What is required:
Scan the records for the string "that"; copy each line where it occurs.

Listed entries:

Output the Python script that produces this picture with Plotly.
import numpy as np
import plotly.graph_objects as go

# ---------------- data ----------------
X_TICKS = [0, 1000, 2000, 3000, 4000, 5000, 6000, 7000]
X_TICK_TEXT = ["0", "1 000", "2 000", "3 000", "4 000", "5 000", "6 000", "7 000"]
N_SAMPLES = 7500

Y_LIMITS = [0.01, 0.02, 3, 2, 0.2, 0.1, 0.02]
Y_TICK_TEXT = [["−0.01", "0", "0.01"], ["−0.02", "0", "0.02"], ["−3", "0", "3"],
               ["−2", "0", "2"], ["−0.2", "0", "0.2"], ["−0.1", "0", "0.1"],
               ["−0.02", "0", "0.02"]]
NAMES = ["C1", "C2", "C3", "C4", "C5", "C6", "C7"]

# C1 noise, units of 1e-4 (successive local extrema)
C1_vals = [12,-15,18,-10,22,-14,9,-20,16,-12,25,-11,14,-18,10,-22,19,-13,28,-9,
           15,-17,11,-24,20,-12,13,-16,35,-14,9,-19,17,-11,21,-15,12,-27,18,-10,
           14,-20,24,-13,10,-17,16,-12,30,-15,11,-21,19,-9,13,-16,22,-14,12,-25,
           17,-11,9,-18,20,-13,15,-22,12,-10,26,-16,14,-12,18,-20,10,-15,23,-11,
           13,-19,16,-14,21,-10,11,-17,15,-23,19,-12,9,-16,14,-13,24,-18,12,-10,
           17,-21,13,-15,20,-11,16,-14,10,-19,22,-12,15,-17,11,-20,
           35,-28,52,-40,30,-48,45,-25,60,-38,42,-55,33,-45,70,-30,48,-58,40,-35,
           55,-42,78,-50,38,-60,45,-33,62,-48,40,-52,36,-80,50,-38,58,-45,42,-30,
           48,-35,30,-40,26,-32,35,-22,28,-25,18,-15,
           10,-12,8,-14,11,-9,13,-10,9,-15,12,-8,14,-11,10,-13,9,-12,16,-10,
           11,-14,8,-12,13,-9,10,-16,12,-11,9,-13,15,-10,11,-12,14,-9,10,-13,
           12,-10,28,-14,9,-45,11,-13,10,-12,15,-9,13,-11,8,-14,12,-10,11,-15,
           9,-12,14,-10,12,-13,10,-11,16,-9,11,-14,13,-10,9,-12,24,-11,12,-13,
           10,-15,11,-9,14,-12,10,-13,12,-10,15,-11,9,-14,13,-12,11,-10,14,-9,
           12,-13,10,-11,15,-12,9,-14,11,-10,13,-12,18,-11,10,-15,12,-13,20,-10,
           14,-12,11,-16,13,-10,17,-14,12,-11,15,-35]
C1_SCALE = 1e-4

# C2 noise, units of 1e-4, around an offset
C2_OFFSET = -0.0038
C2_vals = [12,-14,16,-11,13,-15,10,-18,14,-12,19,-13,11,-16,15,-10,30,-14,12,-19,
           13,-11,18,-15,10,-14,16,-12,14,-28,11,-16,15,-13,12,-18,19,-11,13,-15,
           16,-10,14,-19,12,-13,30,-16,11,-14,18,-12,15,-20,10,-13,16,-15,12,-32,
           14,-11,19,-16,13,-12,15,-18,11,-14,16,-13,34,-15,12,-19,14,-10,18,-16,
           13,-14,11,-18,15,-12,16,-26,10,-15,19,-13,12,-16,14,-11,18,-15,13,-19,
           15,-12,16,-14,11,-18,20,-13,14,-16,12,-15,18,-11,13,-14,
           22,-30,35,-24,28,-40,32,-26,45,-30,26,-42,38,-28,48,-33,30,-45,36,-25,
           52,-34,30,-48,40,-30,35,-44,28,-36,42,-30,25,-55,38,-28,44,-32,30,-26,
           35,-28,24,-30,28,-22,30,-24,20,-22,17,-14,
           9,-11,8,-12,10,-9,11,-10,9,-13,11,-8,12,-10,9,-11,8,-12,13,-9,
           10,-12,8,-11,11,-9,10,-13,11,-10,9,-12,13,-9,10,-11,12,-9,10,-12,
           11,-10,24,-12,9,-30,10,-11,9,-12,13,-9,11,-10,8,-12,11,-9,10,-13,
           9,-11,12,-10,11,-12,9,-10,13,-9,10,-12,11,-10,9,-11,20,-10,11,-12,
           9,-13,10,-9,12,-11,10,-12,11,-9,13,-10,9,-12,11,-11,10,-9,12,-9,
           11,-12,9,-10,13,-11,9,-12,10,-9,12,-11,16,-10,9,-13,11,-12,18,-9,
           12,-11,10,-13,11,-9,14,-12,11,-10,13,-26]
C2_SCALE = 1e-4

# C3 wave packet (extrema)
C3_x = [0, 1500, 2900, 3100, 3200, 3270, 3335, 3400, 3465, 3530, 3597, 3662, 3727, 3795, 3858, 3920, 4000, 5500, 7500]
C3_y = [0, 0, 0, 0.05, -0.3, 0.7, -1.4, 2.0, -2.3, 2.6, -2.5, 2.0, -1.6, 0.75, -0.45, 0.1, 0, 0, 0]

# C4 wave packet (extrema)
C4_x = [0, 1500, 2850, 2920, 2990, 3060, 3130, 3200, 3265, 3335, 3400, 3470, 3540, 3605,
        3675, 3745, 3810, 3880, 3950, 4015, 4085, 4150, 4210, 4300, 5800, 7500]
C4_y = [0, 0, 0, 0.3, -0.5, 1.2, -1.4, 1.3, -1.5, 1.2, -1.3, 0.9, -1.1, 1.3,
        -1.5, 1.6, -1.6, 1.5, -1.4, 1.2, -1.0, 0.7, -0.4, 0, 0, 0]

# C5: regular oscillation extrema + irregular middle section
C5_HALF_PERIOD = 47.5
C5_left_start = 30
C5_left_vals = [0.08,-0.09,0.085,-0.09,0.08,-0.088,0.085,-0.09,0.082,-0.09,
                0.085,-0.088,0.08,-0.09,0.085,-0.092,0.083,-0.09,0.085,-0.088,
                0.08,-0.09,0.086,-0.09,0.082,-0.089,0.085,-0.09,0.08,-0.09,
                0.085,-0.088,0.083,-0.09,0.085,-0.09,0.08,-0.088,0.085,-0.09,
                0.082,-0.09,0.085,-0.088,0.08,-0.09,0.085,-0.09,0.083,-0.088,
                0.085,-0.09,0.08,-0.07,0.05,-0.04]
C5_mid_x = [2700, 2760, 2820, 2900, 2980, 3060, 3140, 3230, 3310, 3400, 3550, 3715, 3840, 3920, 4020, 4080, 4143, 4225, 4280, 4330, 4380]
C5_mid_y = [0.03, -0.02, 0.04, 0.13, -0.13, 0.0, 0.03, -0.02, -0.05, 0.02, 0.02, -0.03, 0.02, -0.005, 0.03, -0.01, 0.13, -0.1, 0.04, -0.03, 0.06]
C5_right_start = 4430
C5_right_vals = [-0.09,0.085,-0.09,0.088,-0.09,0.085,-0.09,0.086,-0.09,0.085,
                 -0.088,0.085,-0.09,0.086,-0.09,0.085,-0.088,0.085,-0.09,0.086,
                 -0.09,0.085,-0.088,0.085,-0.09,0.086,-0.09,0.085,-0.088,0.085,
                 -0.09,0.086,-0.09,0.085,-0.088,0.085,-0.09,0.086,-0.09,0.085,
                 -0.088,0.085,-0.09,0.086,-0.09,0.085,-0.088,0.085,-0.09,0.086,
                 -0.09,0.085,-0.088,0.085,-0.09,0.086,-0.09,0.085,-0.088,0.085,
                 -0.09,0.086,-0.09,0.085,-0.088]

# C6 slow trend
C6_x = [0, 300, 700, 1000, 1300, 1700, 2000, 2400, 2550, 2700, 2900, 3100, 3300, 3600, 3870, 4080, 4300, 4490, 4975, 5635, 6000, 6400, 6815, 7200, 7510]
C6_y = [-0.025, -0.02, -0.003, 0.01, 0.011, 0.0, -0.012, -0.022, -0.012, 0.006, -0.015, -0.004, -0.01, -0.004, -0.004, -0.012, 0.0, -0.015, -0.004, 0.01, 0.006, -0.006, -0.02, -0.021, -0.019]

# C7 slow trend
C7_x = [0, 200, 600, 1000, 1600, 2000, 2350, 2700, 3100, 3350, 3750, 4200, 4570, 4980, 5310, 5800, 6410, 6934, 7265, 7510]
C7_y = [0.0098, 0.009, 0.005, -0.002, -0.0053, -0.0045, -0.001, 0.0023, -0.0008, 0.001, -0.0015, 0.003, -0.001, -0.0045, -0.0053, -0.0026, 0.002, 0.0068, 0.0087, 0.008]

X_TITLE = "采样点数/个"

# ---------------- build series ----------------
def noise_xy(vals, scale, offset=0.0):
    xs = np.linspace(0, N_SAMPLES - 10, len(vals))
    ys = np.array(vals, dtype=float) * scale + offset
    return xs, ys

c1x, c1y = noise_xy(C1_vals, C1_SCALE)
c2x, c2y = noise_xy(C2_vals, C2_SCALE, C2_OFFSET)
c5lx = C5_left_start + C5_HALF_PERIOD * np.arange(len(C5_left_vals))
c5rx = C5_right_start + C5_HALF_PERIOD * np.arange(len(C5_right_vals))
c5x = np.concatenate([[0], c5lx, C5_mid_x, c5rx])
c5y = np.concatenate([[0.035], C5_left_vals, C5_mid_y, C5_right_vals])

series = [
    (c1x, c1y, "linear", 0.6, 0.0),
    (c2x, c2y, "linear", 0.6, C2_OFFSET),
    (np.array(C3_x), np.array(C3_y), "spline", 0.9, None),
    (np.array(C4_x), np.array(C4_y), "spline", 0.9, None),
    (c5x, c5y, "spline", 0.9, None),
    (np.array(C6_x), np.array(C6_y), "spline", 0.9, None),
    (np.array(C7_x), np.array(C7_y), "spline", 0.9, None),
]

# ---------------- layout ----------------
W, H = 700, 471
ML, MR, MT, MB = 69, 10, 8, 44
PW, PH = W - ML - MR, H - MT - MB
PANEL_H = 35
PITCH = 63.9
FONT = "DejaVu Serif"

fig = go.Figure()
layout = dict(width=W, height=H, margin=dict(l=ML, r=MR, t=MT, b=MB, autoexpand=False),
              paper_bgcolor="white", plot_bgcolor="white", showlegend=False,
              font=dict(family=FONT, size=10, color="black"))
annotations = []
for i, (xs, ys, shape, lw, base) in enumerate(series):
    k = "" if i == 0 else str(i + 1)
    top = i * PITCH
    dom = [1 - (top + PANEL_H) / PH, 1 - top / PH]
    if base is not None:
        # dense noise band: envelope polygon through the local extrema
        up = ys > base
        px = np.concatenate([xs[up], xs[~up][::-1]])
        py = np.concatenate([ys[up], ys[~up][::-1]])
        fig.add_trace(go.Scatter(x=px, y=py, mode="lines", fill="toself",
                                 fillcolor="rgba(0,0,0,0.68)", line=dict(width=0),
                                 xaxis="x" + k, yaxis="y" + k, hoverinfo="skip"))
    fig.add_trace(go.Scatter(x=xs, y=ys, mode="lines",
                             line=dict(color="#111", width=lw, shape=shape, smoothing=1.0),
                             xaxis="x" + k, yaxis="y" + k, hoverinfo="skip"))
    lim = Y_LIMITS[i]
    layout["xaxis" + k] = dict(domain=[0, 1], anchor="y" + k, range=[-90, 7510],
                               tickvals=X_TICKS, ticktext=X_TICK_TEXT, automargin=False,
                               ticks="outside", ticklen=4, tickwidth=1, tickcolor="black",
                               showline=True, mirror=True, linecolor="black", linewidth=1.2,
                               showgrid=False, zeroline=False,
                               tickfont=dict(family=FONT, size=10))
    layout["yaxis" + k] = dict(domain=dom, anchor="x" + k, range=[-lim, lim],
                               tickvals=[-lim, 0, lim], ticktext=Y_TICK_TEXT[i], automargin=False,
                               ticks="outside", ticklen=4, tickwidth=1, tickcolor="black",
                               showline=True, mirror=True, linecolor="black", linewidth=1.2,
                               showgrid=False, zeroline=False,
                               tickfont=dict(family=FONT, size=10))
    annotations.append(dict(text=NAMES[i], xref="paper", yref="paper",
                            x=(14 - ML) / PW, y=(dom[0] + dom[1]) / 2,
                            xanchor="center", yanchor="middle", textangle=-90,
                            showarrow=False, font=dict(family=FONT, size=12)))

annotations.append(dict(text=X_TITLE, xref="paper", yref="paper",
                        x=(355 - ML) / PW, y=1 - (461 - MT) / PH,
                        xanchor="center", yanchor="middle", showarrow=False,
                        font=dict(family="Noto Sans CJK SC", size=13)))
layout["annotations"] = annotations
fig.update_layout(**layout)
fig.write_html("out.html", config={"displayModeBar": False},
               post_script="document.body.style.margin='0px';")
---
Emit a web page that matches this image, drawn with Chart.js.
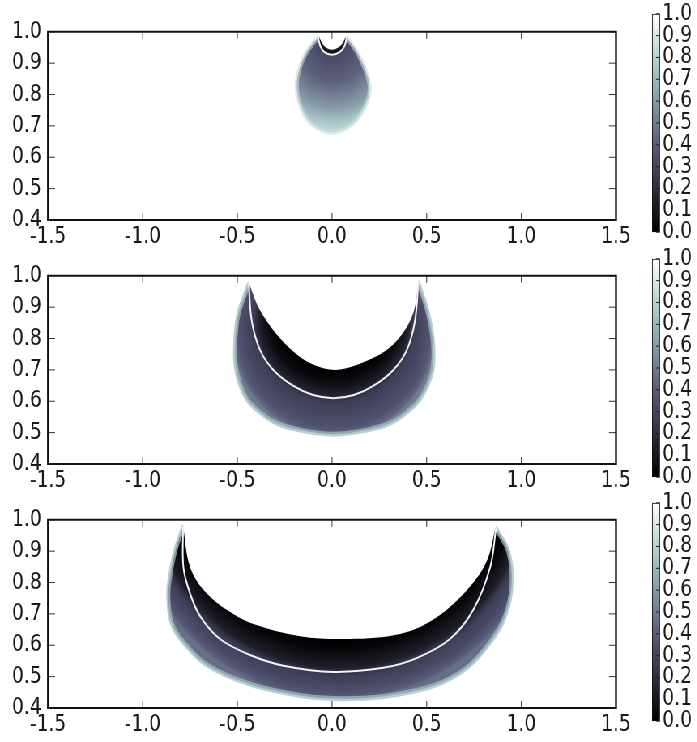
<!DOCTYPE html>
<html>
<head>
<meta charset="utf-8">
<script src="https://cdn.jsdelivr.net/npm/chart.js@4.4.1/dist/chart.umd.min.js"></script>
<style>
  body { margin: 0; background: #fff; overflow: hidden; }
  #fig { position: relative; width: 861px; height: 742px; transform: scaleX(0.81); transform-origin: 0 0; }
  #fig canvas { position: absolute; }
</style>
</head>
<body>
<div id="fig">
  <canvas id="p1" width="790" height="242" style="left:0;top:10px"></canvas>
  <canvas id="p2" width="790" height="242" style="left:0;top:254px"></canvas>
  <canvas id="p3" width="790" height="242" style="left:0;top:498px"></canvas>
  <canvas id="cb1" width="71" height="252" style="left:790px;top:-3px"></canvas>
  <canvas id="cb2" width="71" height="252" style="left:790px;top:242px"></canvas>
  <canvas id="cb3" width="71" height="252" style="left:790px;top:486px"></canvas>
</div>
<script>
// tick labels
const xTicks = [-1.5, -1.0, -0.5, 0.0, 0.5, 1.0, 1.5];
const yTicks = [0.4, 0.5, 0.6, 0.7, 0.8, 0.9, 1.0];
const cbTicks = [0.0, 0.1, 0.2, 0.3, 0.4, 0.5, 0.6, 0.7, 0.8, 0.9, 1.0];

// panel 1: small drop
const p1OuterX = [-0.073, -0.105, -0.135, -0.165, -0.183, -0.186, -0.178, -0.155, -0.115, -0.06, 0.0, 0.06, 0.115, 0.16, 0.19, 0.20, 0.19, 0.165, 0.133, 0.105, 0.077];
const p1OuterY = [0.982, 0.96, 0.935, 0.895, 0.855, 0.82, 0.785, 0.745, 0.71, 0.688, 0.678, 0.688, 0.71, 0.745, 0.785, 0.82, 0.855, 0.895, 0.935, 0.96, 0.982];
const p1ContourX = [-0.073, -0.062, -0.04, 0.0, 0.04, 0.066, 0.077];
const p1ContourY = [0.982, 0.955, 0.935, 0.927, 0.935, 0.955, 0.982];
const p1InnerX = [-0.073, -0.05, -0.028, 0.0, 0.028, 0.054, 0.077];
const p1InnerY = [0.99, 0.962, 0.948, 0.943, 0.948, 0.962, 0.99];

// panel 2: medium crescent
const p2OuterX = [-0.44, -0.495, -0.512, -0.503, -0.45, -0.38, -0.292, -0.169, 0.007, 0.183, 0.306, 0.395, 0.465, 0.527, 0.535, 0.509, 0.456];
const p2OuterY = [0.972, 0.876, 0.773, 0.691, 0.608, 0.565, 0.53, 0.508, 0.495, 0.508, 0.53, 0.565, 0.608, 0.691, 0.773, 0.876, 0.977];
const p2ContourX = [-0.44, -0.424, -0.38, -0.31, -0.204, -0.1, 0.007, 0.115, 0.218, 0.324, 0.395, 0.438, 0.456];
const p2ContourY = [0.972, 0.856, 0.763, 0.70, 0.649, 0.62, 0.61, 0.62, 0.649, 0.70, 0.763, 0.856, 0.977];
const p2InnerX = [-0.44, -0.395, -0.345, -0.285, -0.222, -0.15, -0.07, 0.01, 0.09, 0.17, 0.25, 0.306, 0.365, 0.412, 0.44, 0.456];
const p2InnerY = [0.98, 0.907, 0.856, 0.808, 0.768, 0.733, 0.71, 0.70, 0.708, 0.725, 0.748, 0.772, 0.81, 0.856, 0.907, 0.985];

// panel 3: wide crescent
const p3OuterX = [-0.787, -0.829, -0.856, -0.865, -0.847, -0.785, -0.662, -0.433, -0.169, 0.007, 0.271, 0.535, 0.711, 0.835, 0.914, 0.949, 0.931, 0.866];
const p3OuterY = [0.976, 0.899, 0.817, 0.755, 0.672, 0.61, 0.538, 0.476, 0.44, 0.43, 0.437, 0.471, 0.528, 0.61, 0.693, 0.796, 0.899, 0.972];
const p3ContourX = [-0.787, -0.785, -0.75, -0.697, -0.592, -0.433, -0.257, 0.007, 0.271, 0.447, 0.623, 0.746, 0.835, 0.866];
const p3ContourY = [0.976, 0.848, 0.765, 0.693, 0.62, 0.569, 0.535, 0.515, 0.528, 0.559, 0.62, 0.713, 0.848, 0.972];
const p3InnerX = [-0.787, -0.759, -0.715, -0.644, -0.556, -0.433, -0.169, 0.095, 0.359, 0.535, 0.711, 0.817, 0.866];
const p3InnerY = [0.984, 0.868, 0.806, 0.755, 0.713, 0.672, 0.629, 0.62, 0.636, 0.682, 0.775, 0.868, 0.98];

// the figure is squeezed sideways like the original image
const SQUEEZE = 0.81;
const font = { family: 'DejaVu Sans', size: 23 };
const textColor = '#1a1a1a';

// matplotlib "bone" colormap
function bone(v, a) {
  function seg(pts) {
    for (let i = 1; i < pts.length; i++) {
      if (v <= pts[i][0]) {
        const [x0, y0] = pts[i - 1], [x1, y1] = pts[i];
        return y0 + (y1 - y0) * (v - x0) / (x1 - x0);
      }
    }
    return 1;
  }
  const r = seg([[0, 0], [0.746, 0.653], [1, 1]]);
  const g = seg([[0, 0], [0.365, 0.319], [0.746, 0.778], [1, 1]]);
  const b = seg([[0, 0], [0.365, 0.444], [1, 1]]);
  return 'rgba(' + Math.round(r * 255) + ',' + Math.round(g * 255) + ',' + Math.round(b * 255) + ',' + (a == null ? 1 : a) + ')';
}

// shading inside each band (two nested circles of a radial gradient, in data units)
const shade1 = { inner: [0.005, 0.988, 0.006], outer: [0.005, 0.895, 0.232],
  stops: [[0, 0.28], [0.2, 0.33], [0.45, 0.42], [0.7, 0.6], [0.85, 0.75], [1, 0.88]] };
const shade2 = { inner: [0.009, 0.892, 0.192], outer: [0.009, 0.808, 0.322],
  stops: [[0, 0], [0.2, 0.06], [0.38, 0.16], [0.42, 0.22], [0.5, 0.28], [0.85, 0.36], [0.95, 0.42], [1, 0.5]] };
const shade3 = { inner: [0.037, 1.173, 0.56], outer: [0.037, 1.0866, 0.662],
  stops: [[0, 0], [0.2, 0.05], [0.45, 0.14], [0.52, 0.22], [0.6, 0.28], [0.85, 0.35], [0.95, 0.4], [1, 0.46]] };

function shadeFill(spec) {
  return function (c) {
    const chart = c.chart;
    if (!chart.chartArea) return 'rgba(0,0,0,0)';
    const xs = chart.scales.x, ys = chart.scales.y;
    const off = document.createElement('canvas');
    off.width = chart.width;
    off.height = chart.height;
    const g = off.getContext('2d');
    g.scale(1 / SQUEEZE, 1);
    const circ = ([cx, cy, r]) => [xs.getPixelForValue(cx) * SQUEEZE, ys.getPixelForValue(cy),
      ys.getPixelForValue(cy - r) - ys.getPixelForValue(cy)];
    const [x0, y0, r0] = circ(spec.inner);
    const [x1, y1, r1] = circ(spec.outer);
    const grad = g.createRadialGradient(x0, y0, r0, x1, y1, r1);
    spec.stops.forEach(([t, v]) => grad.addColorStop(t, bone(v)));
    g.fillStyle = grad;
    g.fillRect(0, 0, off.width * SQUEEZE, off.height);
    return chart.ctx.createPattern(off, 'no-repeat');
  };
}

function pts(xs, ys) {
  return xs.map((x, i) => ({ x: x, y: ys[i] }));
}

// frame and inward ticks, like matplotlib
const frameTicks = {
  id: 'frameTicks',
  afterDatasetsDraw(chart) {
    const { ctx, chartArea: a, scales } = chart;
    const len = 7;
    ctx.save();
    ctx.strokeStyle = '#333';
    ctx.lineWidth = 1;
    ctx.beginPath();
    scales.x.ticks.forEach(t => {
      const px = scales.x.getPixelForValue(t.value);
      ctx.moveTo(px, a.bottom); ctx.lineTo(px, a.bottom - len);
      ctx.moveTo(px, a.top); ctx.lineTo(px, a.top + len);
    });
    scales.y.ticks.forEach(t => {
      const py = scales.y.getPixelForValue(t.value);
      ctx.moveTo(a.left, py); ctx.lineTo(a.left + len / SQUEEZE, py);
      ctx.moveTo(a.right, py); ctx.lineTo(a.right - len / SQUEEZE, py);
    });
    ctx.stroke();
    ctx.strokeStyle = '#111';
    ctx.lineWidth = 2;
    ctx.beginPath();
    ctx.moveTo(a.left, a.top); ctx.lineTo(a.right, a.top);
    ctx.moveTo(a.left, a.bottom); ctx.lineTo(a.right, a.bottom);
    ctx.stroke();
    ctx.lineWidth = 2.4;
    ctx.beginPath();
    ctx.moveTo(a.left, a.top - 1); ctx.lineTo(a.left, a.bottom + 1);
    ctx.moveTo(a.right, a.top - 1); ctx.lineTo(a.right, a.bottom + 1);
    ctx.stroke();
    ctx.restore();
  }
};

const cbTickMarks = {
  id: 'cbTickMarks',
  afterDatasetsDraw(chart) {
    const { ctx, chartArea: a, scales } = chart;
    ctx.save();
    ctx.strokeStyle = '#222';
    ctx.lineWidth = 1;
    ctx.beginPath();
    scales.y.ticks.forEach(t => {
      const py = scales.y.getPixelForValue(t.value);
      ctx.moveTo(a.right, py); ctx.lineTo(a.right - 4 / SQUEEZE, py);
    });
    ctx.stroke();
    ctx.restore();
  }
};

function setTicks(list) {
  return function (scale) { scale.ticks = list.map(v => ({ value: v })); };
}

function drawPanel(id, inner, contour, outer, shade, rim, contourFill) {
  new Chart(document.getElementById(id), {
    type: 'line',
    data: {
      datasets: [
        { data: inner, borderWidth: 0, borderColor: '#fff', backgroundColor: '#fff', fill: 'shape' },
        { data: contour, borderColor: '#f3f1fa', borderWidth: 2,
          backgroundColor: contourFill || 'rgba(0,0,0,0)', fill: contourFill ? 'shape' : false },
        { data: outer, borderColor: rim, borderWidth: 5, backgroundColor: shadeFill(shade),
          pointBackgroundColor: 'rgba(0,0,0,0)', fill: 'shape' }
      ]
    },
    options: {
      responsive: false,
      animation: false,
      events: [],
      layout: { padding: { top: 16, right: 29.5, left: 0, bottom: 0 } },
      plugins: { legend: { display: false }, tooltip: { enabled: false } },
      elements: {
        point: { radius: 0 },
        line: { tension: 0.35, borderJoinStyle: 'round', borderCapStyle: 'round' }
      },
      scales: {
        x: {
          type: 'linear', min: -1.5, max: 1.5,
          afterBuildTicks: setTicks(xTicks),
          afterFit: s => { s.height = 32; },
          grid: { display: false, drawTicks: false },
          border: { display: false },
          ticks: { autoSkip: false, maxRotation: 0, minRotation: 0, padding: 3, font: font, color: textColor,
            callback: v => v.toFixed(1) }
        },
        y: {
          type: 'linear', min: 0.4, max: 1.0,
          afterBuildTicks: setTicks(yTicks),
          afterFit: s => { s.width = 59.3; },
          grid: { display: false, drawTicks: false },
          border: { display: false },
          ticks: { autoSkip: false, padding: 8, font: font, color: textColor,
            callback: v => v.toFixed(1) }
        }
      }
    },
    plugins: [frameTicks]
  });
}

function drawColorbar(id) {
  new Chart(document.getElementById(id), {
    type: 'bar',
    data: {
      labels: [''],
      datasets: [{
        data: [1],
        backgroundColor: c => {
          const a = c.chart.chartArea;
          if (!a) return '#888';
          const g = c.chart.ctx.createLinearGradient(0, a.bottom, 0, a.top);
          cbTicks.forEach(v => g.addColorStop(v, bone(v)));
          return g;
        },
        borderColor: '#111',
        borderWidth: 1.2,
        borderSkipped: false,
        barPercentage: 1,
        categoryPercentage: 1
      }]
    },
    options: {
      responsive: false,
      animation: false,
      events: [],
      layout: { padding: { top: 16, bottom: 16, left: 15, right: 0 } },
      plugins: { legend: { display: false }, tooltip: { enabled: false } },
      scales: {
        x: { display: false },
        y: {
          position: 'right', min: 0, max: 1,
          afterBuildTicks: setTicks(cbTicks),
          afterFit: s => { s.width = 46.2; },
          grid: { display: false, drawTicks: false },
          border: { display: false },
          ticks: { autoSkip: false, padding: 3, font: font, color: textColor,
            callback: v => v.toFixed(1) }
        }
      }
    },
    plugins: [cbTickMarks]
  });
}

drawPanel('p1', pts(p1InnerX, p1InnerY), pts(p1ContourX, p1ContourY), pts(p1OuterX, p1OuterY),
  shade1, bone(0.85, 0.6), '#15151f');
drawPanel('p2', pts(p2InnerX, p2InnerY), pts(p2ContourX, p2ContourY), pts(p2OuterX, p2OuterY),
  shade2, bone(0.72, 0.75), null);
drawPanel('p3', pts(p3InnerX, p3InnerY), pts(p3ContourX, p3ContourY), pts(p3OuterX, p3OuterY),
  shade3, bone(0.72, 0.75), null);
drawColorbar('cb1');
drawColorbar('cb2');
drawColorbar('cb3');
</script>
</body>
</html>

Result:
Output the Python script that produces this picture with Plotly.
Emit a web page that matches this image, drawn with Chart.js.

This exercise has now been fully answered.